The attack caught him off guard. He tripped and landed on his back, and she was all over him. Kneeing, biting, scratching. She had the strength of madness, and he was hard put to throw her off and climb to his feet. As she circled, looking for an opening, it seemed to him a wild animal had become tangled in her robe. Her eyes were holes punched through onto a starless night; her breath was hoarse and creaky. Every nerve in her face was jumping, making it look as though she were shedding her skin. She rushed him again. Wary of her strength, he sidestepped and hit her in the ribs.
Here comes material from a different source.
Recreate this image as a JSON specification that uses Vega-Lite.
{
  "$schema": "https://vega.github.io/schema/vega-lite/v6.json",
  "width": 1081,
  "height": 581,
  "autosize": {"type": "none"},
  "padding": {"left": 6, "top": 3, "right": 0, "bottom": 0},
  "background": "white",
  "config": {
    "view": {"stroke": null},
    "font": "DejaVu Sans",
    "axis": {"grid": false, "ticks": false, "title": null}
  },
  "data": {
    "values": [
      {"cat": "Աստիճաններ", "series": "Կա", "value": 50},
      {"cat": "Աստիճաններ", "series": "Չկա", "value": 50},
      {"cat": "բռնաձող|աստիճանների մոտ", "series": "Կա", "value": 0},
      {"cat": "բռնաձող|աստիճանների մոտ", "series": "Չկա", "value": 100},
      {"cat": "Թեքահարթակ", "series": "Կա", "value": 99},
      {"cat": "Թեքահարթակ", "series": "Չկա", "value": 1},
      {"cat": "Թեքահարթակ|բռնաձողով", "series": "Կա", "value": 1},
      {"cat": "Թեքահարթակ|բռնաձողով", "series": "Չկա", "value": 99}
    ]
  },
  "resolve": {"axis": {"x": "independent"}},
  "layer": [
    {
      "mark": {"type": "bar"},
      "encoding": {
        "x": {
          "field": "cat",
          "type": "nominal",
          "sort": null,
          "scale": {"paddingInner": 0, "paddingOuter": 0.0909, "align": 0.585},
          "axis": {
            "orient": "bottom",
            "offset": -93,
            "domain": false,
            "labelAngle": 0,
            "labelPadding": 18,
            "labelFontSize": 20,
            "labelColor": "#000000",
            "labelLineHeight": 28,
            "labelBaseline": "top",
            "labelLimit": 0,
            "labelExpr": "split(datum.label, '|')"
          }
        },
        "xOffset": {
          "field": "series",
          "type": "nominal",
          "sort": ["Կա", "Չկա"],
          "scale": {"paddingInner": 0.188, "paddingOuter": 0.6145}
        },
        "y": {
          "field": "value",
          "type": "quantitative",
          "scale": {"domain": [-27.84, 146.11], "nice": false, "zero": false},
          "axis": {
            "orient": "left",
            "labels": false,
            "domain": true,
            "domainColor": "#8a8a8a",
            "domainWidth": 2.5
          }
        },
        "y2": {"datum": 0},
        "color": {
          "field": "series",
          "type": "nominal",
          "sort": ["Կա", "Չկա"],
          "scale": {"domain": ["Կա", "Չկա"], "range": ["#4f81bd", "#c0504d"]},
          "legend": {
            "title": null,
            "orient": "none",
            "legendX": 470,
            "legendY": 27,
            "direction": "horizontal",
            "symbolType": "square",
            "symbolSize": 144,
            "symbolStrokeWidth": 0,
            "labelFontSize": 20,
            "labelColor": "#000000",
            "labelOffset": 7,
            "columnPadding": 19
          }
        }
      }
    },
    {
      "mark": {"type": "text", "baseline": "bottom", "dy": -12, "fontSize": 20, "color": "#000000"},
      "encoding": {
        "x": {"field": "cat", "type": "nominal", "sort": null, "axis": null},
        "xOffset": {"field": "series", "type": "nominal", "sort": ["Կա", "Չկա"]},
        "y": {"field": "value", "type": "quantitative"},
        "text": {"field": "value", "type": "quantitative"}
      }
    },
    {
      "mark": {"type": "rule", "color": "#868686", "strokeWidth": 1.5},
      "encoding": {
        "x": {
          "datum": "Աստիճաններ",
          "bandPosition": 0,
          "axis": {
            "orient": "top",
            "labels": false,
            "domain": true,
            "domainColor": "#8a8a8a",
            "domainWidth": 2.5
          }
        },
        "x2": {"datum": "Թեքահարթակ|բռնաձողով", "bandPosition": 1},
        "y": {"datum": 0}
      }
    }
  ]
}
The bones gave, and she reeled against the wall. He aimed a blow at her head, but she ducked; his fist impacted a carved trunk, and ebony splinters flew. Panting, she backed away. She stroked her broken ribs and hissed, appearing to derive pleasure from the wound. Then she let out a feral scream and threw herself at him. This time he drew her into a bear hug, and she accepted the embrace. Her hands locked in his hair, her legs wrapped around his thigh, and she sank her teeth into his shoulder, tearing at his tendon strings. He yanked her head back by the hair. Blood was smeared over her mouth, and she spat something -something that oozed down his cheek, something he realized was a scrap of his flesh - and tried to shake free. He took a couple of turns of her hair around his wrist, pried a leg loose, walked over to the door of the Replaceable Room and slammed her against the wall. She lay stunned and moaning, her hair splayed out beneath her head like a crushed spider.
‘Oh, God. Donnell,’ she said weakly. She reached out to him, and he squatted beside her, taking her hand.
He should finish her, he thought; it would be the kindest thing. But she had regained her humanity, her beauty, and he could not. From the angle of her hips, he judged her back was broken; she did not appear to be in pain, though - only disoriented. She whispered, and he bent close. Her lips grazed his ear. He couldn’t make out the words; they were a dust of sound, yet they had the ring of a term of endearment, a lover’s exhalation. He drew back, not far, and considered her face a few inches below. So delicate, all the ugly tensions withdrawn. He felt at a strange distance from her, as if he were a tiny bird soaring above the face of the universe, a floor of bone and ivory centered by a red plush mouth which lured him down, whirling him in a transparent column of breath. Half-formed phrases flittered through his thoughts, memories of sexual ritual, formal exchanges of energy and grace, and he found himself kissing her. Her lips were salty with his blood, and as if in reflex, her tongue probed feebly. He scrambled to his feet, repelled.
‘Donnell,’ she said, her voice rough-edged and full of hatred. And then she pushed up onto her arms and began dragging her broken lower half toward him. Dark blood brimmed between her lips.
He stepped back quickly and closed the door.
He went to the carpeted depression at the center of the room, knelt beside the control panel and began flicking the switches two and three at a time. As he engaged a switch on the middle row, her voice burst from the speaker, incoherent. A harsh babble with the rhythm and intensity of an incantation. He switched her off, continuing down the rows, and at last heard the grumble of machinery, the whine of the pumps. He waited beside the panel until the whine had ceased, until whatever was going to die had managed it.